Written request: Please transcribe the data below exactly. Leave the pictures out.
__________
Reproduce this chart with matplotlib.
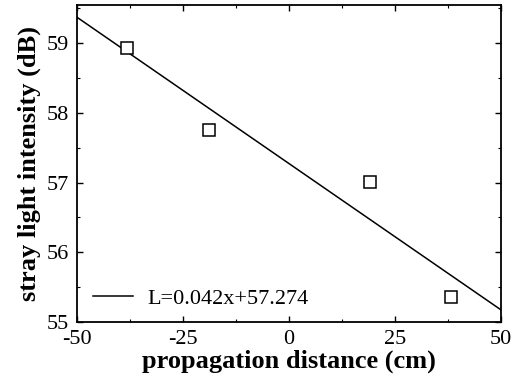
import matplotlib
matplotlib.use("Agg")
import matplotlib.pyplot as plt
import numpy as np
from matplotlib.ticker import MultipleLocator

distance = [-38.3, -18.9, 19.0, 38.2]
intensity = [58.93, 57.76, 57.01, 55.36]
slope = -0.042
intercept = 57.274
fit_label = "L=0.042x+57.274"
xticks = [-50, -25, 0, 25, 50]
yticks = [55, 56, 57, 58, 59]

plt.rcParams['font.family'] = ['Liberation Serif', 'DejaVu Serif']

fig = plt.figure(figsize=(5.16, 3.81), dpi=100)
ax = fig.add_axes([77/516, 1 - 322/381, 424/516, 317/381])

xl = np.array([-50, 50])
ax.plot(xl, slope * xl + intercept, color='black', lw=1.1, label=fit_label)
ax.plot(distance, intensity, linestyle='none', marker='s', markersize=8,
        markerfacecolor='white', markeredgecolor='black', markeredgewidth=1.1)

ax.set_xlim(-50, 50)
ax.set_ylim(55, 59.55)
ax.set_xticks(xticks)
ax.set_yticks(yticks)
ax.xaxis.set_minor_locator(MultipleLocator(12.5))
ax.yaxis.set_minor_locator(MultipleLocator(0.5))
ax.tick_params(which='both', direction='in', top=True, right=True, labelsize=16)
ax.tick_params(axis='x', which='major', pad=6)
ax.tick_params(axis='y', which='major', pad=6)
ax.tick_params(which='major', length=4, width=1)
ax.tick_params(which='minor', length=2, width=0.8)
ax.set_xticklabels(["-50", "-25", "0", "25", "50"])
for s in ax.spines.values():
    s.set_linewidth(1.3)

ax.set_xlabel("propagation distance (cm)", fontsize=19, fontweight='bold', labelpad=0)
ax.set_ylabel("stray light intensity (dB)", fontsize=19, fontweight='bold', labelpad=4)

ax.legend(loc='lower left', frameon=False, fontsize=16, handlelength=1.8,
          handletextpad=0.65, borderaxespad=0.3, bbox_to_anchor=(0.0, -0.008))

fig.savefig("out.png", dpi=100)
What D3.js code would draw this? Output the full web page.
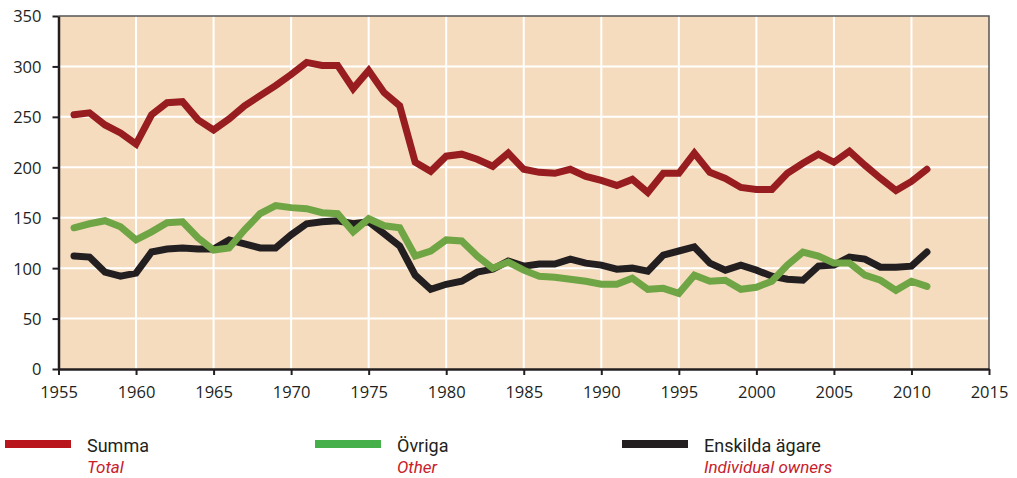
__________
Response:
Reproduce this chart with matplotlib.
import matplotlib
matplotlib.use("Agg")
import matplotlib.pyplot as plt
import numpy as np
from matplotlib.ticker import MultipleLocator

distance = [-38.3, -18.9, 19.0, 38.2]
intensity = [58.93, 57.76, 57.01, 55.36]
slope = -0.042
intercept = 57.274
fit_label = "L=0.042x+57.274"
xticks = [-50, -25, 0, 25, 50]
yticks = [55, 56, 57, 58, 59]

plt.rcParams['font.family'] = ['Liberation Serif', 'DejaVu Serif']

fig = plt.figure(figsize=(5.16, 3.81), dpi=100)
ax = fig.add_axes([77/516, 1 - 322/381, 424/516, 317/381])

xl = np.array([-50, 50])
ax.plot(xl, slope * xl + intercept, color='black', lw=1.1, label=fit_label)
ax.plot(distance, intensity, linestyle='none', marker='s', markersize=8,
        markerfacecolor='white', markeredgecolor='black', markeredgewidth=1.1)

ax.set_xlim(-50, 50)
ax.set_ylim(55, 59.55)
ax.set_xticks(xticks)
ax.set_yticks(yticks)
ax.xaxis.set_minor_locator(MultipleLocator(12.5))
ax.yaxis.set_minor_locator(MultipleLocator(0.5))
ax.tick_params(which='both', direction='in', top=True, right=True, labelsize=16)
ax.tick_params(axis='x', which='major', pad=6)
ax.tick_params(axis='y', which='major', pad=6)
ax.tick_params(which='major', length=4, width=1)
ax.tick_params(which='minor', length=2, width=0.8)
ax.set_xticklabels(["-50", "-25", "0", "25", "50"])
for s in ax.spines.values():
    s.set_linewidth(1.3)

ax.set_xlabel("propagation distance (cm)", fontsize=19, fontweight='bold', labelpad=0)
ax.set_ylabel("stray light intensity (dB)", fontsize=19, fontweight='bold', labelpad=4)

ax.legend(loc='lower left', frameon=False, fontsize=16, handlelength=1.8,
          handletextpad=0.65, borderaxespad=0.3, bbox_to_anchor=(0.0, -0.008))

fig.savefig("out.png", dpi=100)
What D3.js code would draw this? Output the full web page.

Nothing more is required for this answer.